One thing has become abundantly clear from the coverage of various Asian superstars -- the Japanese and Chinese sports media are a powerful contingency that likes their coverage early, often and just flat out thorough.

This was the case as well for Ichiro's 3,000 career hit, which, if I recall watching Sportscenter at all over the past week, didn't get much coverage at all. Not so much in Japan, according to the a reader of the NYT's Bats.
"Watching NHK news on my big dish and their first story lasted 10 minutes and was about Ichiro's 3,000th hit last night. Started out with a guy working in a fruit and vegetable stand. Name was Keiji Kimura. He gave up Ichiro's first hit in 1992. They had a tape of it. I arrived in Nippon in 1993 and don't remember Ichiro looking so young and so skinny, if you can imagine him even more slender."
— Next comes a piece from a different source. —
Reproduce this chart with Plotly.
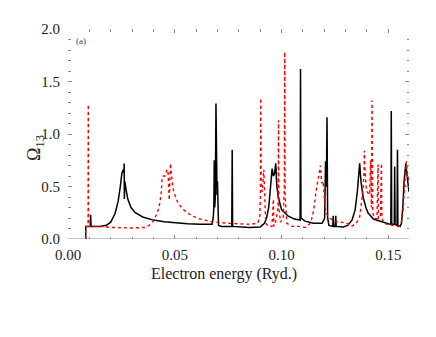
import plotly.graph_objects as go

# black solid curve (energy in Ryd, collision strength)
black_x = [0.0083, 0.0083, 0.0104, 0.0106, 0.0108, 0.015, 0.018, 0.020, 0.022, 0.0235, 0.0245, 0.0252,
           0.0258, 0.0262, 0.0263, 0.0264, 0.0266, 0.0272, 0.028, 0.0295, 0.0315, 0.035, 0.040, 0.045,
           0.050, 0.056, 0.062, 0.066, 0.0675, 0.068, 0.0683, 0.0685, 0.0687, 0.0690, 0.0693, 0.0695,
           0.0698, 0.0700, 0.0702, 0.0705, 0.072, 0.0767, 0.0769, 0.0771, 0.085, 0.090, 0.092, 0.093,
           0.094, 0.095, 0.0956, 0.0962, 0.0967, 0.0973, 0.0978, 0.0985, 0.0992, 0.100, 0.103, 0.106,
           0.1087, 0.1089, 0.1091, 0.111, 0.115, 0.119, 0.1202, 0.1206, 0.1210, 0.1213, 0.1216, 0.1222,
           0.1240, 0.1242, 0.1244, 0.1252, 0.1254, 0.1256, 0.129, 0.131, 0.133, 0.1345, 0.1355, 0.136,
           0.1363, 0.1366, 0.1372, 0.1382, 0.1395, 0.1405, 0.143, 0.147, 0.150, 0.1512, 0.1514, 0.1516,
           0.1528, 0.1530, 0.1532, 0.1541, 0.1543, 0.1545, 0.1555, 0.1562, 0.1568, 0.1574, 0.1578,
           0.1582, 0.1588, 0.1593, 0.1597]
black_y = [0.0, 0.12, 0.12, 0.23, 0.12, 0.12, 0.13, 0.16, 0.24, 0.36, 0.50, 0.62,
           0.66, 0.63, 0.72, 0.38, 0.55, 0.47, 0.38, 0.30, 0.25, 0.21, 0.18, 0.165,
           0.155, 0.145, 0.14, 0.135, 0.14, 0.20, 0.30, 0.75, 0.30, 0.40, 1.29, 0.60,
           0.42, 0.55, 0.20, 0.13, 0.12, 0.12, 0.85, 0.12, 0.11, 0.115, 0.15, 0.20,
           0.30, 0.50, 0.67, 0.60, 0.62, 0.72, 0.50, 0.40, 0.33, 0.28, 0.22, 0.19,
           0.18, 1.62, 0.20, 0.17, 0.15, 0.15, 0.20, 0.74, 0.50, 1.16, 0.20, 0.13,
           0.12, 0.22, 0.12, 0.12, 0.22, 0.12, 0.115, 0.13, 0.18, 0.28, 0.45, 0.60,
           0.67, 0.72, 0.55, 0.40, 0.30, 0.25, 0.19, 0.16, 0.145, 0.14, 1.22, 0.14,
           0.14, 0.69, 0.14, 0.13, 0.85, 0.13, 0.12, 0.15, 0.30, 0.55, 0.68,
           0.72, 0.60, 0.50, 0.45]

# red dotted curve
red_x = [0.0083, 0.0083, 0.0094, 0.0095, 0.0096, 0.015, 0.020, 0.030, 0.036, 0.038, 0.040, 0.042,
         0.043, 0.0437, 0.0441, 0.0447, 0.0455, 0.0462, 0.0468, 0.0474, 0.0477, 0.048, 0.0486, 0.0493,
         0.0505, 0.0516, 0.054, 0.058, 0.062, 0.067, 0.075, 0.085, 0.0888, 0.0898, 0.0901, 0.0903,
         0.0905, 0.091, 0.0917, 0.0921, 0.0926, 0.094, 0.0955, 0.0962, 0.0964, 0.097, 0.0984, 0.0986,
         0.0988, 0.0995, 0.1008, 0.1013, 0.1015, 0.1017, 0.1025, 0.105, 0.108, 0.111, 0.113, 0.114,
         0.115, 0.1163, 0.1175, 0.1182, 0.1188, 0.1195, 0.1203, 0.121, 0.1226, 0.1245, 0.128, 0.1305,
         0.1327, 0.135, 0.1366, 0.1375, 0.1382, 0.1386, 0.1388, 0.139, 0.1396, 0.140, 0.1412, 0.1418,
         0.1421, 0.1424, 0.1427, 0.1435, 0.1447, 0.1450, 0.1452, 0.1454, 0.1463, 0.1466, 0.1468,
         0.1470, 0.148, 0.1497, 0.152, 0.1545, 0.156, 0.157, 0.1578, 0.1585, 0.1591, 0.1597]
red_y = [0.0, 0.12, 0.12, 1.28, 0.12, 0.12, 0.11, 0.105, 0.11, 0.13, 0.17, 0.26,
         0.34, 0.45, 0.59, 0.60, 0.60, 0.65, 0.66, 0.37, 0.60, 0.72, 0.58, 0.47,
         0.39, 0.34, 0.28, 0.22, 0.19, 0.165, 0.15, 0.14, 0.15, 0.20, 0.40, 1.34,
         0.50, 0.45, 0.66, 0.30, 0.15, 0.12, 0.12, 0.38, 0.12, 0.14, 0.30, 1.13,
         0.30, 0.16, 0.20, 0.50, 1.78, 0.40, 0.15, 0.12, 0.12, 0.11, 0.14, 0.18,
         0.27, 0.47, 0.62, 0.70, 0.53, 0.55, 0.32, 0.24, 0.20, 0.17, 0.16, 0.15,
         0.12, 0.15, 0.21, 0.33, 0.47, 0.62, 0.84, 0.70, 0.50, 0.45, 0.42, 0.75,
         0.30, 1.32, 0.25, 0.20, 0.19, 0.55, 0.71, 0.20, 0.20, 0.50, 0.72,
         0.20, 0.15, 0.14, 0.13, 0.12, 0.15, 0.30, 0.55, 0.74, 0.60, 0.55]

serif = "Liberation Serif"
tick_col = "#8a8a8a"

fig = go.Figure()
fig.add_trace(go.Scatter(x=black_x, y=black_y, mode="lines",
                         line=dict(color="black", width=1.5), showlegend=False))
fig.add_trace(go.Scatter(x=red_x, y=red_y, mode="lines",
                         line=dict(color="#ff0000", width=1.4, dash="dot"), showlegend=False))

# gray axis line along the bottom
fig.add_shape(type="line", xref="paper", yref="y", x0=0, x1=1, y0=0, y1=0,
              line=dict(color=tick_col, width=1), layer="below")

fig.update_layout(
    width=436, height=337,
    margin=dict(l=68, r=27, t=29, b=98),
    paper_bgcolor="white", plot_bgcolor="white",
    font=dict(family=serif, size=15, color="#222"),
    xaxis=dict(range=[0, 0.1597], dtick=0.05, tickformat=".2f", showgrid=False, zeroline=False,
               showline=False, mirror="ticks", ticks="inside", ticklen=4, tickcolor=tick_col,
               ticklabelstandoff=5,
               minor=dict(dtick=0.01, ticks="inside", ticklen=2.5, tickcolor=tick_col),
               tickfont=dict(family=serif, size=15, color="#222")),
    yaxis=dict(range=[0, 2.0], dtick=0.5, tickformat=".1f", showgrid=False, zeroline=False,
               showline=False, mirror="ticks", ticks="inside", ticklen=4, tickcolor=tick_col,
               ticklabelstandoff=7,
               minor=dict(dtick=0.1, ticks="inside", ticklen=2.5, tickcolor=tick_col),
               tickfont=dict(family=serif, size=15, color="#222")),
    annotations=[
        dict(text="Electron energy (Ryd.)", xref="paper", yref="paper", x=0.457, y=-0.167,
             xanchor="center", yanchor="middle",
             showarrow=False, font=dict(family=serif, size=16, color="#222")),
        dict(text="Ω<sub>13</sub>", xref="paper", yref="paper", x=-0.097, y=0.433,
             xanchor="center", yanchor="middle",
             textangle=-90, showarrow=False, font=dict(family=serif, size=18, color="#222")),
        dict(text="(a)", xref="paper", yref="paper", x=0.038, y=0.943,
             xanchor="center", yanchor="middle",
             showarrow=False, font=dict(family=serif, size=9, color="#3a4560")),
    ],
)

fig.write_html("out.html", config={"displayModeBar": False},
               post_script="document.body.style.margin='0';")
"They moved on to Aichi where he used a batting cage for years. Mentioned Shigeo Nagashima and Sadaharu Oh's hit totals, teammates on the Giants and probably the two biggest legends in Japanese baseball. Then talked to Japan's all-time leading hitter, Tomoaki Kanemoto. He said Ichiro was a much better hitter than he was, classically Japanese."

"There were lots of clips of Ichiro in between and people on the streets interviews as well as young baseball players talking about him. Ichiro said when he started he had no idea he would become the man he is now. The last bit was a picture of Pete Rose and Ichiro side by side with their career hit totals. The announcers said he ONLY had to have six more 200 hit seasons to pass him......
You have to imagine that Ray Finkle would be immensely proud of the coverage provided here. On the other hand, while I was trying to figure out why I didn't see coverage of Ichiro's 3,000 hit, I suddenly remembered the self-imposed ban that I have put on Sportscenter for the next week.

Why? In case it's not obvious, the FavreRam fiascos, which have been so freaking intense and in-your-face that they almost started to cross over, have driven me away. And while Ichiro's coverage is by all means aggressive and way too much for a standard television milestone, at least it's in celebration of one of the country's greatest baseball players. And not, you know, the inability of two Americans who can't figure out the aging process.